“The gentleness of wisdom” sounds too nice for me. I confess I do not care for overly ‘nice’ people. I prefer men and women with a little ‘bite’. I fear nice people cannot be trusted to complete difficult tasks. They will cave at the first sign of resistance. In the name of cooperation, their ‘nice-ness’ becomes easily manipulated by those whose agenda is not as nice.
I am afraid of becoming a ‘nice guy.’ I don’t expect (nor do I want) to see “He was a nice guy” on my tombstone. ‘Nice’ is not the first descriptor that springs to mind when someone thinks of me. The whole idea of ‘nice’ conjures up in me an image of a wimpy, milk-toast guy who is driven along like a dry leaf wherever the wind of social mores takes him. He is Clark Kent without the super powers.
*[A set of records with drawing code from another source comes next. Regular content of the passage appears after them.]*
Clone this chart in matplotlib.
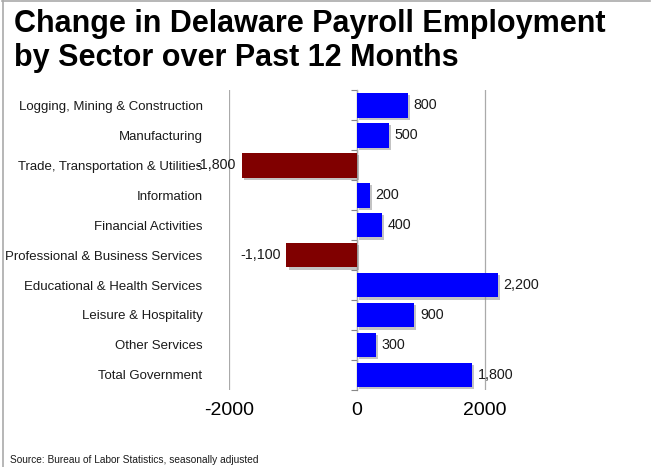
import matplotlib.pyplot as plt
import matplotlib.patheffects as pe
from matplotlib.lines import Line2D

plt.rcParams['font.family'] = ['Liberation Sans', 'DejaVu Sans']

sectors = ["Logging, Mining & Construction", "Manufacturing",
           "Trade, Transportation & Utilities", "Information",
           "Financial Activities", "Professional & Business Services",
           "Educational & Health Services", "Leisure & Hospitality",
           "Other Services", "Total Government"]
change = [800, 500, -1800, 200, 400, -1100, 2200, 900, 300, 1800]
xticks = [-2000, 0, 2000]

fig = plt.figure(figsize=(6.54, 4.67), dpi=100)
ax = fig.add_axes([0.350, 0.165, 0.489, 0.642])

pos = list(range(len(sectors)))
colors = ['#0000FF' if v >= 0 else '#800000' for v in change]
shadow = [pe.SimplePatchShadow(offset=(1.5, -1.5), shadow_rgbFace='#888888', alpha=0.5), pe.Normal()]
bars = ax.barh(pos, change, height=0.83, color=colors, zorder=3)
for b in bars:
    b.set_path_effects(shadow)

# value labels
for p, v in zip(pos, change):
    ax.annotate(f"{v:,}", xy=(v, p), xytext=(4 if v >= 0 else -4, 0),
                textcoords='offset points', ha='left' if v >= 0 else 'right',
                va='center', fontsize=10.3, color='#1a1a1a', zorder=4)

ax.set_xlim(-2000, 3000)
ax.set_ylim(len(sectors) - 0.5, -0.5)
ax.set_xticks(xticks)
ax.set_xticklabels([str(t) for t in xticks], fontsize=14)
ax.tick_params(axis='x', length=0, pad=9)
ax.grid(axis='x', color='#aaaaaa', linewidth=0.9, zorder=0)

ax.set_yticks(pos)
ax.set_yticklabels(sectors, fontsize=9.5, color='#1a1a1a')
ax.tick_params(axis='y', length=0, pad=19)
for s in ax.spines.values():
    s.set_visible(False)

# category axis sitting at zero
sec = ax.secondary_yaxis(0, transform=ax.transData)
sec.set_yticks([p + 0.5 for p in [-1] + pos])
sec.set_yticklabels([])
sec.tick_params(axis='y', length=4, color='#888888', width=0.8)
sec.spines['left'].set_color('#888888')
sec.spines['left'].set_linewidth(0.9)

fig.text(0.021, 0.981, "Change in Delaware Payroll Employment\nby Sector over Past 12 Months",
         ha='left', va='top', fontsize=22, fontweight='bold', linespacing=1.16)
fig.text(0.015, 0.004, "Source: Bureau of Labor Statistics, seasonally adjusted",
         ha='left', va='bottom', fontsize=7.3, color='#1a1a1a')

# frame lines at top and left
fig.add_artist(Line2D([0.003, 0.994], [0.997, 0.997], color='#aaaaaa', linewidth=1.2))
fig.add_artist(Line2D([0.004, 0.004], [0.0, 0.997], color='#aaaaaa', linewidth=1.2))

fig.savefig('out.png', dpi=100)
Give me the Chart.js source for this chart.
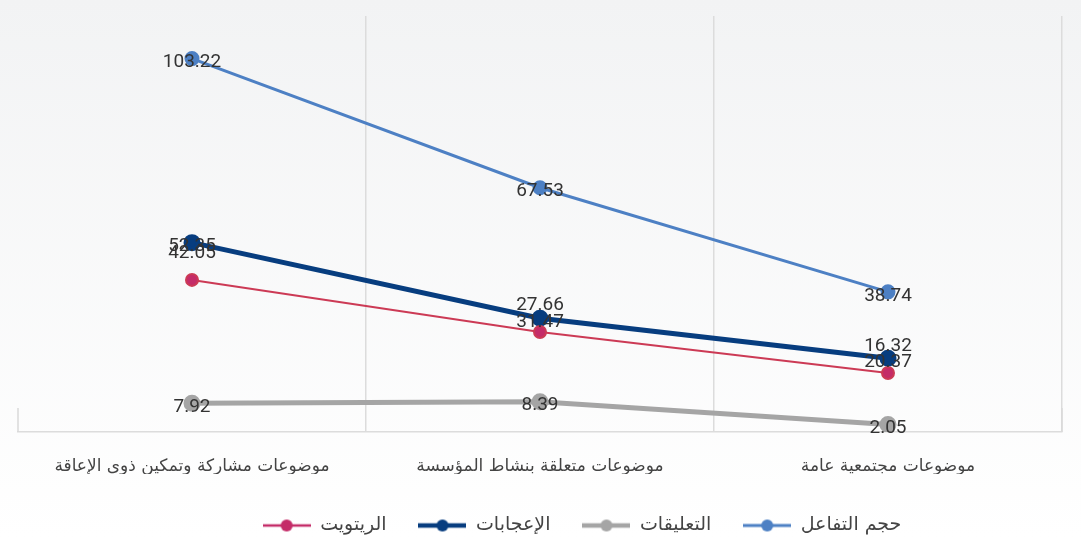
<!DOCTYPE html>
<html lang="ar">
<head>
<meta charset="utf-8">
<title>حجم التفاعل حسب نوع الموضوعات</title>
<script src="https://cdn.jsdelivr.net/npm/chart.js@4/dist/chart.umd.min.js"></script>
<style>
  html, body { margin: 0; padding: 0; background: #ffffff; }
  #wrap { width: 1081px; height: 537px; }
</style>
</head>
<body>
<div id="wrap"><canvas id="engagementChart" width="1081" height="537"></canvas></div>
<script>
// topics and series values
const topics = [
  "موضوعات مشاركة وتمكين ذوي الإعاقة",
  "موضوعات متعلقة بنشاط المؤسسة",
  "موضوعات مجتمعية عامة",
];
const interaction = [103.22, 67.53, 38.74];
const likes = [52.35, 31.47, 20.37];
const retweets = [42.05, 27.66, 16.32];
const comments = [7.92, 8.39, 2.05];

const arabicFont = '"DejaVu Sans", sans-serif';
const numberFont = 'Roboto, "DejaVu Sans", sans-serif';

// little line + dot image used as legend marker
function legendMarker(color, lineW) {
  const c = document.createElement("canvas");
  c.width = 48;
  c.height = 14;
  const g = c.getContext("2d");
  g.strokeStyle = color;
  g.lineWidth = lineW;
  g.beginPath();
  g.moveTo(0, 7);
  g.lineTo(48, 7);
  g.stroke();
  g.fillStyle = color;
  g.beginPath();
  g.arc(24, 7, 6, 0, Math.PI * 2);
  g.fill();
  return c;
}

// soft grey-to-white backdrop
const backdrop = {
  id: "backdrop",
  beforeDraw(chart) {
    const ctx = chart.ctx;
    const grad = ctx.createLinearGradient(0, 0, 0, chart.height);
    grad.addColorStop(0, "#f2f3f4");
    grad.addColorStop(1, "#ffffff");
    ctx.save();
    ctx.fillStyle = grad;
    ctx.fillRect(0, 0, chart.width, chart.height);
    ctx.restore();
  },
};

// short end ticks at both sides of the bottom axis, legend nudged right
const edgeTicks = {
  id: "edgeTicks",
  afterLayout(chart) {
    chart.legend.left += 42;
    chart.legend.right += 42;
  },
  afterDraw(chart) {
    const { left, right, bottom } = chart.chartArea;
    const ctx = chart.ctx;
    ctx.save();
    ctx.strokeStyle = "#d9d9d9";
    ctx.lineWidth = 1.5;
    ctx.beginPath();
    ctx.moveTo(left, bottom - 24);
    ctx.lineTo(left, bottom);
    ctx.moveTo(right, bottom - 24);
    ctx.lineTo(right, bottom);
    ctx.stroke();
    ctx.restore();
  },
};

// value labels next to each point
const valueLabels = {
  id: "valueLabels",
  afterDatasetsDraw(chart) {
    const ctx = chart.ctx;
    ctx.save();
    ctx.font = "19px " + numberFont;
    ctx.fillStyle = "#333333";
    ctx.textAlign = "center";
    ctx.textBaseline = "middle";
    chart.data.datasets.forEach((ds, i) => {
      const meta = chart.getDatasetMeta(i);
      meta.data.forEach((pt, j) => {
        const dy = ds.labelShift || 4;
        ctx.fillText(ds.data[j].toFixed(2), pt.x, pt.y + dy);
      });
    });
    ctx.restore();
  },
};

const ctx = document.getElementById("engagementChart").getContext("2d");

new Chart(ctx, {
  type: "line",
  data: {
    labels: topics,
    datasets: [
      {
        label: "الريتويت",
        data: retweets,
        borderColor: "#cc3a55",
        backgroundColor: "#c42c68",
        borderWidth: 2,
        markerWidth: 2.5,
        labelShift: -27,
      },
      {
        label: "الإعجابات",
        data: likes,
        borderColor: "#073d7f",
        backgroundColor: "#073d7f",
        borderWidth: 5,
        markerWidth: 4.5,
      },
      {
        label: "التعليقات",
        data: comments,
        borderColor: "#a5a5a5",
        backgroundColor: "#a5a5a5",
        borderWidth: 5,
        markerWidth: 4.5,
      },
      {
        label: "حجم التفاعل",
        data: interaction,
        borderColor: "#4d80c4",
        backgroundColor: "#4d80c4",
        borderWidth: 3,
        markerWidth: 3,
      },
    ],
  },
  options: {
    responsive: false,
    animation: false,
    layout: {
      padding: { left: 18, right: 19, top: 16, bottom: 0 },
    },
    elements: {
      line: { tension: 0 },
      point: { pointStyle: "circle", radius: 6, borderWidth: 0, hoverRadius: 6 },
    },
    scales: {
      x: {
        offset: true,
        afterFit(scale) {
          scale.height = 42;
        },
        grid: {
          offset: true,
          drawTicks: false,
          lineWidth: 1.5,
          color: (c) => (c.index === 0 || c.index === 3 ? "rgba(0,0,0,0)" : "#dcdcdc"),
        },
        border: { display: true, color: "#dcdcdc", width: 1.5 },
        ticks: {
          padding: 24,
          maxRotation: 0,
          color: "#444444",
          font: { family: arabicFont, size: 17 },
        },
      },
      y: {
        display: false,
        min: 0,
        max: 115,
      },
    },
    plugins: {
      tooltip: { enabled: false },
      legend: {
        position: "bottom",
        maxHeight: 63,
        title: { display: true, text: "", padding: 0, font: { size: 10, lineHeight: 1 } },
        labels: {
          usePointStyle: true,
          pointStyleWidth: 48,
          padding: 32,
          color: "#444444",
          font: { family: arabicFont, size: 19 },
          generateLabels(chart) {
            return chart.data.datasets.map((ds, i) => ({
              text: ds.label,
              pointStyle: legendMarker(ds.backgroundColor, ds.markerWidth),
              fillStyle: ds.backgroundColor,
              strokeStyle: ds.backgroundColor,
              lineWidth: 0,
              fontColor: "#444444",
              hidden: false,
              datasetIndex: i,
            }));
          },
        },
      },
    },
  },
  plugins: [backdrop, edgeTicks, valueLabels],
});
</script>
</body>
</html>
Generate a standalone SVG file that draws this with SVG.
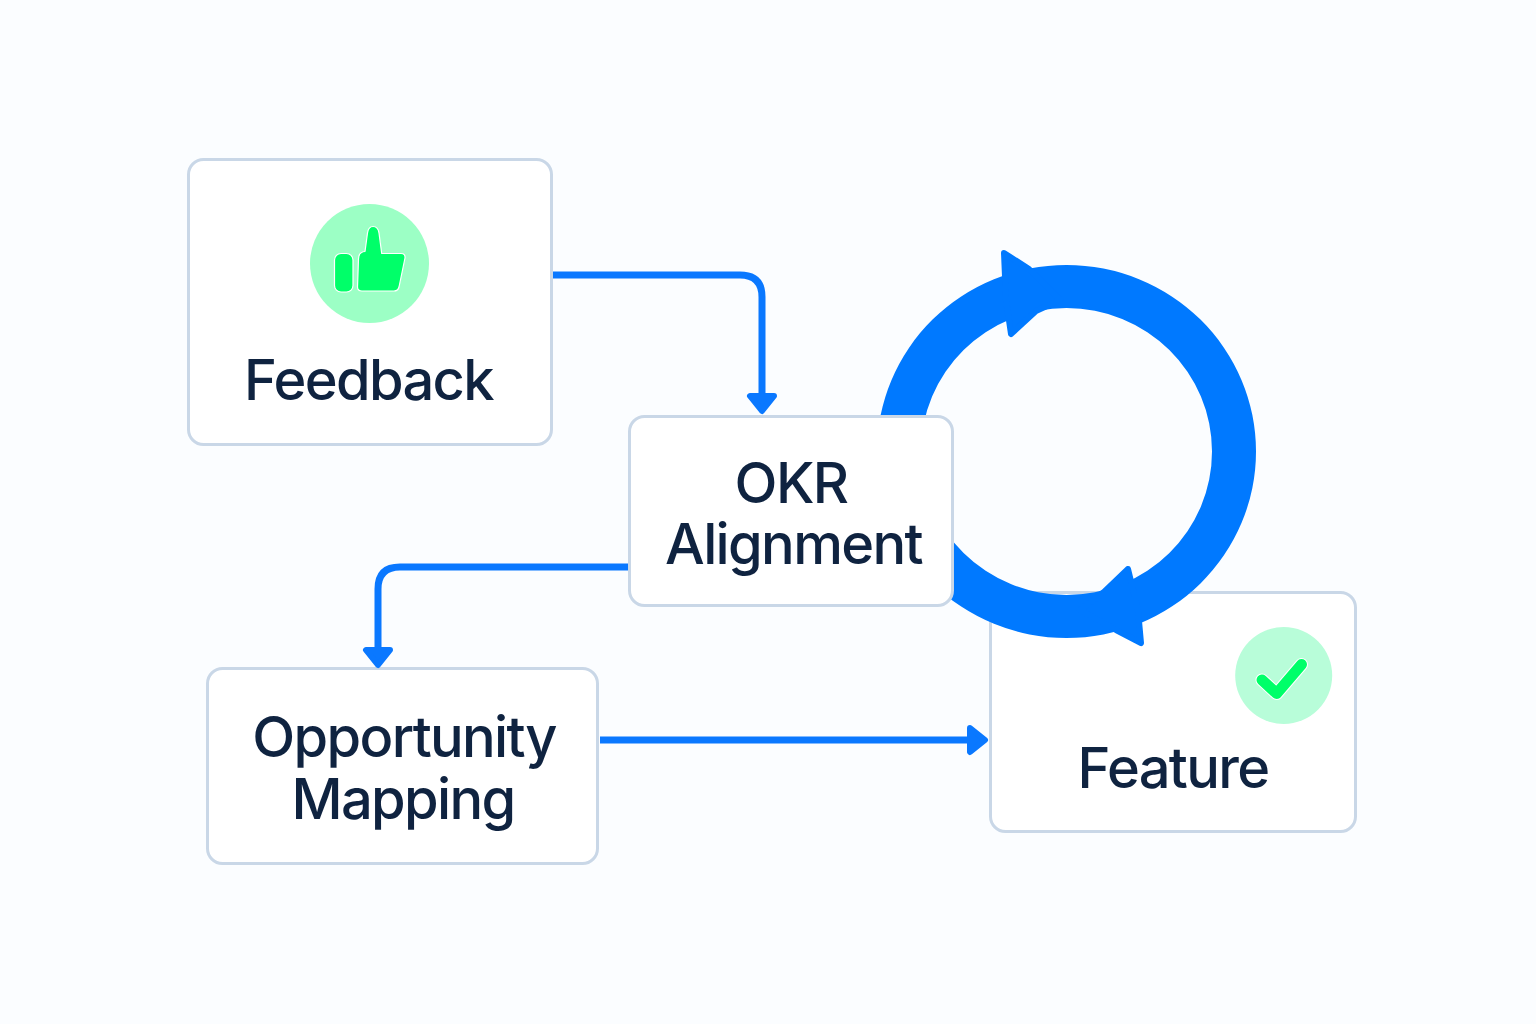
<svg xmlns="http://www.w3.org/2000/svg" width="1536" height="1024" viewBox="0 0 1536 1024">
<style>
.box{fill:#fff;stroke:#c9d7e7;stroke-width:3}
.lbl{font-family:"Inter","Liberation Sans",sans-serif;font-size:56px;font-weight:500;letter-spacing:-1.65px;fill:#0f2340;text-anchor:middle}
.link{fill:none;stroke:#0a78ff;stroke-width:7}
.ring,.hd{fill:#0079ff}
.ic{fill:#00ff69;stroke:#fff;stroke-width:1.2;stroke-linejoin:round}
</style>
<defs>
<marker id="ah" markerUnits="userSpaceOnUse" markerWidth="30" markerHeight="36" refX="1" refY="16" orient="auto" viewBox="0 0 30 32">
<path d="M3 4L18 16L3 28Z" fill="#0a78ff" stroke="#0a78ff" stroke-width="6" stroke-linejoin="round"/>
</marker>
</defs>
<rect width="1536" height="1024" fill="#fbfdff"/>
<g id="node-feedback">
<rect class="box" x="188.500" y="159.500" width="363" height="285" rx="15"/>
<circle cx="369.500" cy="263.500" r="59.500" fill="#9cffc5"/>
<rect class="ic" x="334.500" y="253.500" width="18.500" height="38.500" rx="6.500"/>
<path class="ic" d="M358.500 259Q358.500 252 365 251.500L367.500 233Q368.500 226.500 373 226.500Q378 226.500 379 233L381.700 253.500H401Q405.500 253.500 405 258L399 287Q398 291 394 291H362Q357.500 291 357.500 287Z"/>
<text class="lbl" x="368.500" y="400">Feedback</text>
</g>
<g id="node-feature">
<rect class="box" x="990.500" y="592.500" width="365" height="239" rx="15"/>
<circle cx="1283.700" cy="675.500" r="48.500" fill="#b8fdd9"/>
<path d="M1262 680L1276.700 693.500L1301.500 664.500" fill="none" stroke="#fff" stroke-width="13" stroke-linecap="round" stroke-linejoin="round"/>
<path d="M1262 680L1276.700 693.500L1301.500 664.500" fill="none" stroke="#00ff69" stroke-width="11" stroke-linecap="round" stroke-linejoin="round"/>
<text class="lbl" x="1173" y="788">Feature</text>
</g>
<g id="node-opportunity">
<rect class="box" x="207.500" y="668.500" width="390" height="195" rx="15"/>
<text class="lbl" x="404" y="757">Opportunity</text>
<text class="lbl" x="403" y="819">Mapping</text>
</g>
<g id="connectors">
<path class="ring" fill-rule="evenodd" d="M877 451.500A189.500 186.500 0 1 1 1256 451.500A189.500 186.500 0 1 1 877 451.500ZM921 451.500A145.500 143.500 0 1 0 1212 451.500A145.500 143.500 0 1 0 921 451.500Z"/>
<path class="hd" stroke="#0079ff" stroke-width="6" stroke-linejoin="round" d="M1004 253L1029 269L1060 300L1036 311L1011 334L1006 300Z"/>
<path class="hd" stroke="#0079ff" stroke-width="6" stroke-linejoin="round" d="M1128 569L1104 592L1080 610L1116 630L1141 643L1138 610Z"/>
<path class="link" marker-end="url(#ah)" d="M553 275H740Q762 275 762 297V394"/>
<path class="link" marker-end="url(#ah)" d="M629 567H400Q378 567 378 589V648"/>
<path class="link" marker-end="url(#ah)" d="M600 740H968"/>
</g>
<g id="node-okr">
<rect class="box" x="629.500" y="416.500" width="323" height="189" rx="15"/>
<text class="lbl" x="791" y="503">OKR</text>
<text class="lbl" x="793.500" y="564">Alignment</text>
</g>
</svg>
The color of his thoughts change like a chameleon and far too easily adapt to the shade of surrounding opinions. I do not respect ‘nice guys,’
My self respect depends upon my determination to remain true to my convictions. I will often ‘stick to my guns’ even when it is not popular, personally advantageous, politically correct, or a very ‘nice’ to do so. During times of serious reflection on verses like James 3.13, however, I find myself wondering if ‘sticking to my guns’ is code for ‘stuck in the mud’? Am I man of conviction, or just plain stubborn? I assume there is no redeeming value in the absolute refusal to change. The distinction between holding high standards and being a jerk may be very, very thin.
In a 1956 interview, then President Dwight Eisenhower’s Secretary of State, John Foster Dulles said:
“The ability to get to the verge without getting into war is the necessary art. If you try to run away from it, if you are scared to go to the brink, you are lost.”
I am not afraid to “get to the verge” however I suspect I fight some battles I don’t need to. Perhaps a good dose of “the gentleness of wisdom” will keep me from plummeting over the edge when I am on the brink of my next personal war.